Stated task →
Reproduce the listing below in full and without alteration, apart from its pictures.

•••••

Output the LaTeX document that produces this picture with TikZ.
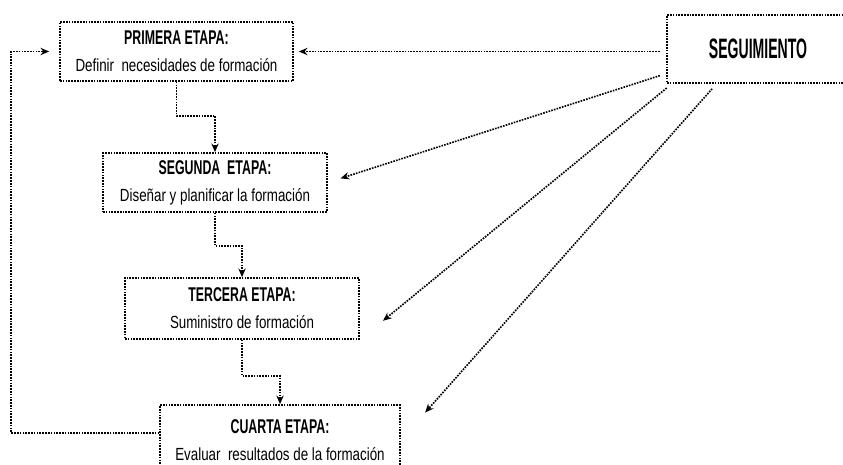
\documentclass[tikz,border=0pt]{standalone}
\usepackage{fontspec}
\setmainfont{Liberation Sans}[FakeStretch=0.76]
\newfontfamily\headfont{Liberation Sans}[FakeStretch=0.62]
\newfontfamily\bigheadfont{Liberation Sans}[FakeStretch=0.5]
\usetikzlibrary{arrows.meta,positioning}

\begin{document}
\begin{tikzpicture}[x=0.3mm,y=-0.3mm,>={Stealth[length=2.6mm,width=2.2mm]}, every node/.style={font=\fontsize{15}{23}\selectfont}]
\tikzstyle{box}=[draw,densely dotted,line width=1.4pt,align=center,minimum height=17.7mm,inner sep=2pt]
\tikzstyle{link}=[->,densely dotted,line width=1.4pt]
\newcommand{\etapa}[1]{{\headfont\bfseries\fontsize{17}{23}\selectfont #1}}
\useasboundingbox (0,0) rectangle (843,465);
\node[box,minimum width=69.9mm] (p1) at (176.5,51.5) {\etapa{PRIMERA ETAPA:}\\Definir~~necesidades de formación};
\node[box,minimum width=67.2mm] (p2) at (215,182.5) {\etapa{SEGUNDA~~ETAPA:}\\Diseñar y planificar la formación};
\node[box,minimum width=70.2mm,minimum height=18.3mm] (p3) at (242,308.5) {\etapa{TERCERA ETAPA:}\\Suministro de formación};
\node[box,minimum width=72mm,minimum height=21mm] (p4) at (280,440) {\etapa{CUARTA ETAPA:}\\Evaluar~~resultados de la formación};
\node[box,minimum width=54.6mm,minimum height=20.4mm,font=\bigheadfont\bfseries\fontsize{24}{28}\selectfont] (seg) at (758,49) {SEGUIMIENTO};
\draw[link] (p1.south) -- ++(0,34) -| (p2.north);
\draw[link] (p2.south) -- ++(0,33) -| (p3.north);
\draw[link] (p3.south) -- ++(0,36) -| (p4.north);
\draw[link,shorten >=3mm] ([yshift=2.1mm]p4.west) -| ([xshift=-14.4mm]p1.west) -- (p1.west);
\draw[link,shorten <=2mm,shorten >=1.5mm] (seg.west |- p1.east) -- (p1.east);
\draw[link,shorten <=2mm,shorten >=4mm] (seg.195) -- (p2.east);
\draw[link,shorten <=2mm,shorten >=9mm] (seg.202) -- (p3.south east);
\draw[link,shorten <=2mm,shorten >=11mm] (seg.220) -- (p4.east);
\end{tikzpicture}
\end{document}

•••••

Exercise solution →
Output the LaTeX document that produces this picture with TikZ.
\documentclass[tikz,border=0pt]{standalone}
\usepackage{fontspec}
\setmainfont{Liberation Sans}[FakeStretch=0.76]
\newfontfamily\headfont{Liberation Sans}[FakeStretch=0.62]
\newfontfamily\bigheadfont{Liberation Sans}[FakeStretch=0.5]
\usetikzlibrary{arrows.meta,positioning}

\begin{document}
\begin{tikzpicture}[x=0.3mm,y=-0.3mm,>={Stealth[length=2.6mm,width=2.2mm]}, every node/.style={font=\fontsize{15}{23}\selectfont}]
\tikzstyle{box}=[draw,densely dotted,line width=1.4pt,align=center,minimum height=17.7mm,inner sep=2pt]
\tikzstyle{link}=[->,densely dotted,line width=1.4pt]
\newcommand{\etapa}[1]{{\headfont\bfseries\fontsize{17}{23}\selectfont #1}}
\useasboundingbox (0,0) rectangle (843,465);
\node[box,minimum width=69.9mm] (p1) at (176.5,51.5) {\etapa{PRIMERA ETAPA:}\\Definir~~necesidades de formación};
\node[box,minimum width=67.2mm] (p2) at (215,182.5) {\etapa{SEGUNDA~~ETAPA:}\\Diseñar y planificar la formación};
\node[box,minimum width=70.2mm,minimum height=18.3mm] (p3) at (242,308.5) {\etapa{TERCERA ETAPA:}\\Suministro de formación};
\node[box,minimum width=72mm,minimum height=21mm] (p4) at (280,440) {\etapa{CUARTA ETAPA:}\\Evaluar~~resultados de la formación};
\node[box,minimum width=54.6mm,minimum height=20.4mm,font=\bigheadfont\bfseries\fontsize{24}{28}\selectfont] (seg) at (758,49) {SEGUIMIENTO};
\draw[link] (p1.south) -- ++(0,34) -| (p2.north);
\draw[link] (p2.south) -- ++(0,33) -| (p3.north);
\draw[link] (p3.south) -- ++(0,36) -| (p4.north);
\draw[link,shorten >=3mm] ([yshift=2.1mm]p4.west) -| ([xshift=-14.4mm]p1.west) -- (p1.west);
\draw[link,shorten <=2mm,shorten >=1.5mm] (seg.west |- p1.east) -- (p1.east);
\draw[link,shorten <=2mm,shorten >=4mm] (seg.195) -- (p2.east);
\draw[link,shorten <=2mm,shorten >=9mm] (seg.202) -- (p3.south east);
\draw[link,shorten <=2mm,shorten >=11mm] (seg.220) -- (p4.east);
\end{tikzpicture}
\end{document}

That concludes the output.